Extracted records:
[start]
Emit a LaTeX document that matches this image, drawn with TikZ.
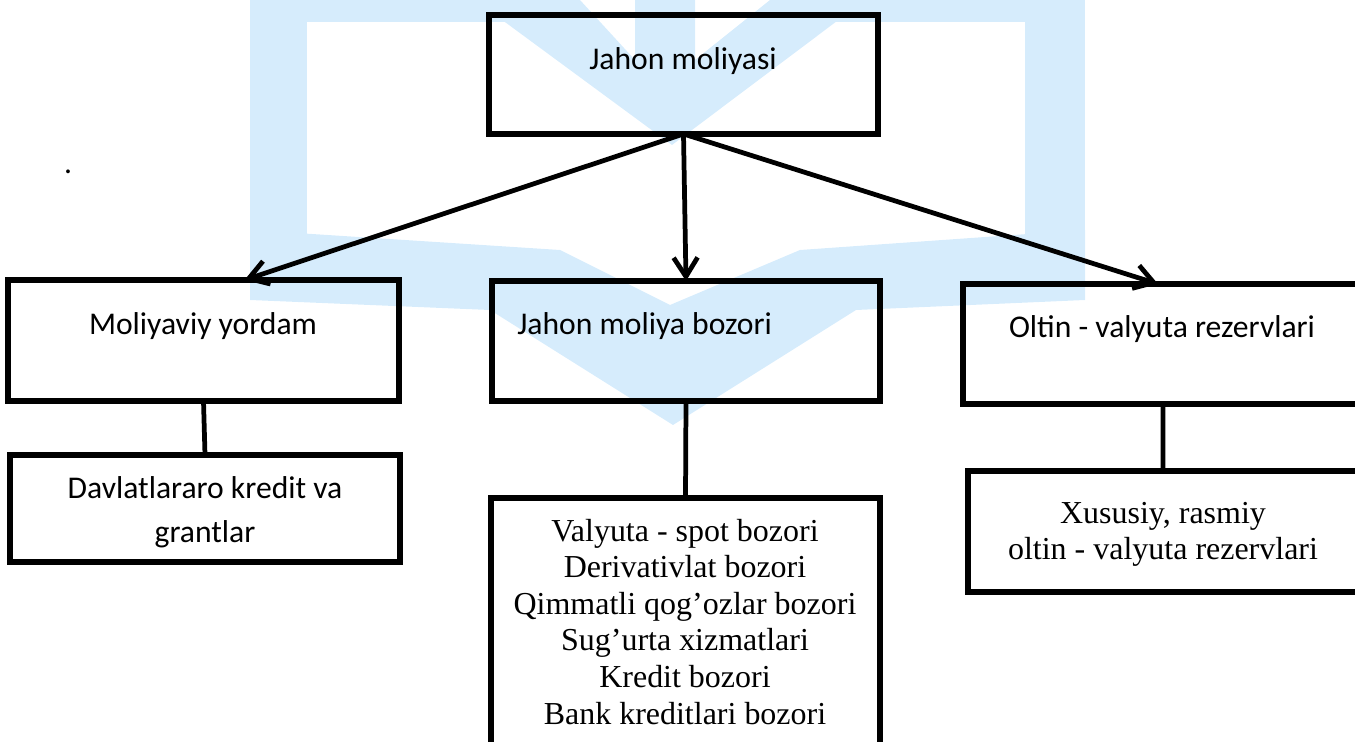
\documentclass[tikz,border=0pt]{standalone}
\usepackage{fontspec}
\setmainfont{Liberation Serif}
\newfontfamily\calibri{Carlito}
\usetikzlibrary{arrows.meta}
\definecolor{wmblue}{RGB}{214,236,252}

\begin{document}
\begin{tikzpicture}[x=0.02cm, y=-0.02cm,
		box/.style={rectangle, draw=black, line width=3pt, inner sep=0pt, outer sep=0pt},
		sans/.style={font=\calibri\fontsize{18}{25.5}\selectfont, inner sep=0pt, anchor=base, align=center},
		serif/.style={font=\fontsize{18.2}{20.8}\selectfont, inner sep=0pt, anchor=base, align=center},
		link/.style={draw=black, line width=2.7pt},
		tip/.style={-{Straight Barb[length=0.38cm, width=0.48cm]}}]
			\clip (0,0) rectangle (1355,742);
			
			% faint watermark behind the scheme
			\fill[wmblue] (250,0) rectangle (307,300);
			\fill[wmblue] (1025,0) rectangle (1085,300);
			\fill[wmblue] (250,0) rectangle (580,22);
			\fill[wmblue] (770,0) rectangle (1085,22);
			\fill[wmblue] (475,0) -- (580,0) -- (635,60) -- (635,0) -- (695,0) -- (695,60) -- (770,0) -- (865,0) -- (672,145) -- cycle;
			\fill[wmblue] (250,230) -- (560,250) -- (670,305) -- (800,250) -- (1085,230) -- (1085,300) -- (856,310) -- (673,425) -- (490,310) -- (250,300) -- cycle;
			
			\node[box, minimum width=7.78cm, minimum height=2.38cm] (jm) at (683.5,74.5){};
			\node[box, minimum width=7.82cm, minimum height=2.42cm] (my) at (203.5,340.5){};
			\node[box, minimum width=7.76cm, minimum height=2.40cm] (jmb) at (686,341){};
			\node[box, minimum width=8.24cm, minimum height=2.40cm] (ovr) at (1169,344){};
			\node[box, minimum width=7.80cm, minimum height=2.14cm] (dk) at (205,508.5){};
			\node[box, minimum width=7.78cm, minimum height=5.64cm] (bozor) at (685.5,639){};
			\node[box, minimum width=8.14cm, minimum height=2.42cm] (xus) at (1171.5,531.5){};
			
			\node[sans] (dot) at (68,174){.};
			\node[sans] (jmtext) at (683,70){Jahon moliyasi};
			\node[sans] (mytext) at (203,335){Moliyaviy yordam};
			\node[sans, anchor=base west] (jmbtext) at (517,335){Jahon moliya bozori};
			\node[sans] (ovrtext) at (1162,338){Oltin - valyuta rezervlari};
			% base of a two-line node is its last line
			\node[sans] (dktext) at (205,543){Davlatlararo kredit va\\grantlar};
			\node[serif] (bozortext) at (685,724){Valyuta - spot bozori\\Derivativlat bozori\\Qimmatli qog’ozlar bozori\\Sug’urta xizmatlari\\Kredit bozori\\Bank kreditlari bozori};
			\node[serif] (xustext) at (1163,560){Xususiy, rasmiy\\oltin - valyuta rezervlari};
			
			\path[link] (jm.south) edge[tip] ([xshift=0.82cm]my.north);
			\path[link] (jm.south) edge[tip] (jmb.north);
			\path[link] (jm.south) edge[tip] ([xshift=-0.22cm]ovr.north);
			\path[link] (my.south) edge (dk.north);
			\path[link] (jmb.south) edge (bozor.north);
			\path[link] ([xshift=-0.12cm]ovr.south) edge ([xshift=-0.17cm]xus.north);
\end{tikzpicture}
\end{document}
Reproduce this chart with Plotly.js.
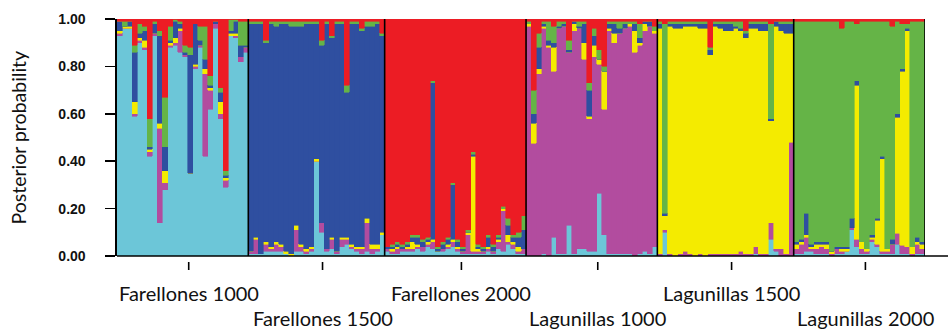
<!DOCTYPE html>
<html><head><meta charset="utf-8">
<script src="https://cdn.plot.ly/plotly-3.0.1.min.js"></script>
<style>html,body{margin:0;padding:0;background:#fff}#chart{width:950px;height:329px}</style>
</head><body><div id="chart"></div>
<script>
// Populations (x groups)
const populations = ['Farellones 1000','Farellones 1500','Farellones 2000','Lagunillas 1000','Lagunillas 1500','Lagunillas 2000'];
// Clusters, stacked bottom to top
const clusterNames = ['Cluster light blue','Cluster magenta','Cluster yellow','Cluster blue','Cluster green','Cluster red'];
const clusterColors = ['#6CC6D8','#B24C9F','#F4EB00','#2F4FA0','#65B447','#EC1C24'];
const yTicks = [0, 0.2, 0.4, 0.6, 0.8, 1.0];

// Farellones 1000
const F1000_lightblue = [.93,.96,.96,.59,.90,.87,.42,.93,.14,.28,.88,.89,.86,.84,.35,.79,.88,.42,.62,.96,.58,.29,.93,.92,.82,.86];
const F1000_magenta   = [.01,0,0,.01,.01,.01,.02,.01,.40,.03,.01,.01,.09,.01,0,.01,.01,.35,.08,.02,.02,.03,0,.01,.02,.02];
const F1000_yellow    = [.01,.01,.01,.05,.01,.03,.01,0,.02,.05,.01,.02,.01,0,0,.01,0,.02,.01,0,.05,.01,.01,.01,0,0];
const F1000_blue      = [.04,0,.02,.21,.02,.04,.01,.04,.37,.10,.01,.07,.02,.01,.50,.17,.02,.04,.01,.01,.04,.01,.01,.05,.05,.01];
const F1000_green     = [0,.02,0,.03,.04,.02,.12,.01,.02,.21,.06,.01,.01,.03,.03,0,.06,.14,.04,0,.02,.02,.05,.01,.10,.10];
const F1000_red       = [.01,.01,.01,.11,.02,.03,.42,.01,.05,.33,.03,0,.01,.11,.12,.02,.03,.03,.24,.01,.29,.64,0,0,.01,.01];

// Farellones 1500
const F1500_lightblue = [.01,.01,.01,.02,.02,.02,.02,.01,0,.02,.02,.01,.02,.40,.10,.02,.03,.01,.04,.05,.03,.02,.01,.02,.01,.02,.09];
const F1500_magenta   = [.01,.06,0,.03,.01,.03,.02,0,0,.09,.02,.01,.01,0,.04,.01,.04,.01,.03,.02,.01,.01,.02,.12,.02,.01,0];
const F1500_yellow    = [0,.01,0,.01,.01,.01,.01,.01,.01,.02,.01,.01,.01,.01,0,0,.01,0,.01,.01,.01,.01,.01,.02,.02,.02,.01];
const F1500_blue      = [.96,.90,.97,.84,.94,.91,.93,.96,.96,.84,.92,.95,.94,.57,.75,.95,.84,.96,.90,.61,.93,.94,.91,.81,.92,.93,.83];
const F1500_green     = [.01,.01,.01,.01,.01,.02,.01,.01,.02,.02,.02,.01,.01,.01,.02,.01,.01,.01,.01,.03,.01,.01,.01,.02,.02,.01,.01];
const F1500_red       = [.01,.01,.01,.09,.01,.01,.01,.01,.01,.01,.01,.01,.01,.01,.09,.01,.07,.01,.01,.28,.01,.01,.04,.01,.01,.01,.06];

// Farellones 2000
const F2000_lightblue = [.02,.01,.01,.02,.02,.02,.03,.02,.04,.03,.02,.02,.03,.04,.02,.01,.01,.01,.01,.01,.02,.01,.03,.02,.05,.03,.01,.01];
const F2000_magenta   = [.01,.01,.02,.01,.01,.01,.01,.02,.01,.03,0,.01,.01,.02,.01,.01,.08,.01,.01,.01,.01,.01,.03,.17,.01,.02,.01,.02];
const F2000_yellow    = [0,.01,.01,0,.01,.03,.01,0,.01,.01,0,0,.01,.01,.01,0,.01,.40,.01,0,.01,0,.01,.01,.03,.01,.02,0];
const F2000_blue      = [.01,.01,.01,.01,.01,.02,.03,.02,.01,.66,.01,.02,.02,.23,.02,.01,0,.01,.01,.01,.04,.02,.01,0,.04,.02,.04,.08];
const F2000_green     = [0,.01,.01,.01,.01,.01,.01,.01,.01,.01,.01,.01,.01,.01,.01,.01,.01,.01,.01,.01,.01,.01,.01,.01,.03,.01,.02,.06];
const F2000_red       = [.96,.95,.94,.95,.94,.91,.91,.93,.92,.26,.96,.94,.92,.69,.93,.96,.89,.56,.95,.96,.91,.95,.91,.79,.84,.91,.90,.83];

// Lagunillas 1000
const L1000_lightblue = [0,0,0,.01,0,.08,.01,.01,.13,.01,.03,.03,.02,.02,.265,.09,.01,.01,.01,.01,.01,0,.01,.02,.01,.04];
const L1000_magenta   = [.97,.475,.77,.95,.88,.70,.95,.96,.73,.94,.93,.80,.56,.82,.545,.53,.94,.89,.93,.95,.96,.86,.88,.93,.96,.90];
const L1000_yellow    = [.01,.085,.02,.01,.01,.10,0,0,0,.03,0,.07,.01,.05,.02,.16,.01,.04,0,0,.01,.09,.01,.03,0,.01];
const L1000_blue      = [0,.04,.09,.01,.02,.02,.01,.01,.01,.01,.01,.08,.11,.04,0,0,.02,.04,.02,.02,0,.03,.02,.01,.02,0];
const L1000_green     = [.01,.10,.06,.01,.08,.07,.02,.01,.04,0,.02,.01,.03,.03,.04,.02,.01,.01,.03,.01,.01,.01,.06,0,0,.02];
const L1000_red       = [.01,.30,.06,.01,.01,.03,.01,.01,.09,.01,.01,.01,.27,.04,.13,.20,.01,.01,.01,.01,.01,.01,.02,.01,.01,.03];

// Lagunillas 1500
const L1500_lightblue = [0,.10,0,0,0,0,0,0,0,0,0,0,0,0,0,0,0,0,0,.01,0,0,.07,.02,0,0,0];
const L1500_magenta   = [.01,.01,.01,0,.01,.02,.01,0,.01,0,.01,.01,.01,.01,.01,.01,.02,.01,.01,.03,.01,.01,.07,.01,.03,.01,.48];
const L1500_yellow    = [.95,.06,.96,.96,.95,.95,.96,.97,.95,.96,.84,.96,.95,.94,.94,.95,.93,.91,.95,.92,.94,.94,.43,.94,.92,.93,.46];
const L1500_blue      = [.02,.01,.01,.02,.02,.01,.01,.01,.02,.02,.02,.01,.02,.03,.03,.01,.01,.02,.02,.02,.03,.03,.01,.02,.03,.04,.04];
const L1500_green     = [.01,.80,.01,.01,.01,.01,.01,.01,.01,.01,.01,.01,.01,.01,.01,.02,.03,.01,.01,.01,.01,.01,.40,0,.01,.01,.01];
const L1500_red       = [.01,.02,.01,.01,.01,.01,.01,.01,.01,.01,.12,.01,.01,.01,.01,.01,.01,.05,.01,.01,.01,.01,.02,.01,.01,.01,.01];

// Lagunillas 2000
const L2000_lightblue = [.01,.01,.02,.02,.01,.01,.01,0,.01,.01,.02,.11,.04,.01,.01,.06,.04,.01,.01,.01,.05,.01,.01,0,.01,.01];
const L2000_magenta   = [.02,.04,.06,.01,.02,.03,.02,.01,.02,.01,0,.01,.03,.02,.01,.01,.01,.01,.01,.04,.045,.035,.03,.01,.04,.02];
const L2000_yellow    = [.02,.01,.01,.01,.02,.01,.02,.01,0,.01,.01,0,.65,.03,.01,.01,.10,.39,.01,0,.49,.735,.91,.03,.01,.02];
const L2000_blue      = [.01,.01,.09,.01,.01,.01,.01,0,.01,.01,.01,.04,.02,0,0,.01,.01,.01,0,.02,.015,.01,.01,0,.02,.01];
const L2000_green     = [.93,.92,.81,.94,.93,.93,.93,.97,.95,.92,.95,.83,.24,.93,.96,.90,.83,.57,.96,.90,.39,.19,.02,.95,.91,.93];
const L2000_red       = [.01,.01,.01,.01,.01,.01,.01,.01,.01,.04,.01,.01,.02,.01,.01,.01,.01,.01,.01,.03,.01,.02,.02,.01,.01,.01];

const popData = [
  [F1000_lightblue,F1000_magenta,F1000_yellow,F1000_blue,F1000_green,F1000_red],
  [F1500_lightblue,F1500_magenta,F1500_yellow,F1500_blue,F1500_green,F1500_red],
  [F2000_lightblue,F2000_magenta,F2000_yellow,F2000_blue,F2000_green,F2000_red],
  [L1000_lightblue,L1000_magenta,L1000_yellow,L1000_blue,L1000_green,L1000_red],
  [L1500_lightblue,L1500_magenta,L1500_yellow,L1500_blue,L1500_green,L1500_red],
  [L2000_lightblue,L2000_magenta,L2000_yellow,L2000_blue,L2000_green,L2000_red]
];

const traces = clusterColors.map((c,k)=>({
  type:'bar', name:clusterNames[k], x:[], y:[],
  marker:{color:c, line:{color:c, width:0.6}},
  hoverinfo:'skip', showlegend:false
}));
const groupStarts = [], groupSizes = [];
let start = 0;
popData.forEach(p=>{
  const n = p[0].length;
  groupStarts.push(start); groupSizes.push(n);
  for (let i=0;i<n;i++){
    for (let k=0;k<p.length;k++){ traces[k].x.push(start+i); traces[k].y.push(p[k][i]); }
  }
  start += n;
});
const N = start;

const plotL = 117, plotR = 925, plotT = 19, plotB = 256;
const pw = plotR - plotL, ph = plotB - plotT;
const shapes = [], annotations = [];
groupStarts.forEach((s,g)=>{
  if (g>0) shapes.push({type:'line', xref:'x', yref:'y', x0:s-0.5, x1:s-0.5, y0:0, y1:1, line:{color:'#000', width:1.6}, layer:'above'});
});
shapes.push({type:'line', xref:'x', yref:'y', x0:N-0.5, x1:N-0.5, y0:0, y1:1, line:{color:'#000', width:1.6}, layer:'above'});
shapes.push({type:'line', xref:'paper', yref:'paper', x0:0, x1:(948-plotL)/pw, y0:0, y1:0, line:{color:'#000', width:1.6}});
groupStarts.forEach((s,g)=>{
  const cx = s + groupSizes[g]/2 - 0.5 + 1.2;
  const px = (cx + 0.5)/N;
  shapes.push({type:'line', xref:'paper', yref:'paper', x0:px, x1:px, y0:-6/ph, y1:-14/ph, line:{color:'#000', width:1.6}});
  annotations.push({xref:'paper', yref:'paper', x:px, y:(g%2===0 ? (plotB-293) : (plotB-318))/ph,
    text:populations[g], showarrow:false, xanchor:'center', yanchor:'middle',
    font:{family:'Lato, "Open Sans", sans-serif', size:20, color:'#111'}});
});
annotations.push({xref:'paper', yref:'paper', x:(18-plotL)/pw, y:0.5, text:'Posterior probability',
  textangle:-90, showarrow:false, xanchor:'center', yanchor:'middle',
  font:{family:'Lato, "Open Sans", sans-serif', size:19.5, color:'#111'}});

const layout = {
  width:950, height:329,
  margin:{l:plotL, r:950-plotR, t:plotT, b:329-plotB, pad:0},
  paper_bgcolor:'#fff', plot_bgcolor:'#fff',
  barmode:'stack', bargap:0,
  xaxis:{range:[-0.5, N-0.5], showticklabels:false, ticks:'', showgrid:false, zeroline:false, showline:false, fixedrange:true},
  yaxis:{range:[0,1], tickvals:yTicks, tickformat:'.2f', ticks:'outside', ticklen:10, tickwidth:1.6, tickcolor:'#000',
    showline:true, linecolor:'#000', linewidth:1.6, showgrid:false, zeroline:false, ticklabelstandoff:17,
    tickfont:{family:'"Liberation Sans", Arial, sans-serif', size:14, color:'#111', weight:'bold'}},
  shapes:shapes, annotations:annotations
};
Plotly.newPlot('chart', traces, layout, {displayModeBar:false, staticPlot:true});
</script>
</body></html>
[end]
OBJECTIVE :: Set the lines above down again, word for word, from the first through the one containing "(0,0) rectangle (1355,742);"; pictures excluded.

EXPECTED OUTPUT ::
Emit a LaTeX document that matches this image, drawn with TikZ.
\documentclass[tikz,border=0pt]{standalone}
\usepackage{fontspec}
\setmainfont{Liberation Serif}
\newfontfamily\calibri{Carlito}
\usetikzlibrary{arrows.meta}
\definecolor{wmblue}{RGB}{214,236,252}

\begin{document}
\begin{tikzpicture}[x=0.02cm, y=-0.02cm,
		box/.style={rectangle, draw=black, line width=3pt, inner sep=0pt, outer sep=0pt},
		sans/.style={font=\calibri\fontsize{18}{25.5}\selectfont, inner sep=0pt, anchor=base, align=center},
		serif/.style={font=\fontsize{18.2}{20.8}\selectfont, inner sep=0pt, anchor=base, align=center},
		link/.style={draw=black, line width=2.7pt},
		tip/.style={-{Straight Barb[length=0.38cm, width=0.48cm]}}]
			\clip (0,0) rectangle (1355,742);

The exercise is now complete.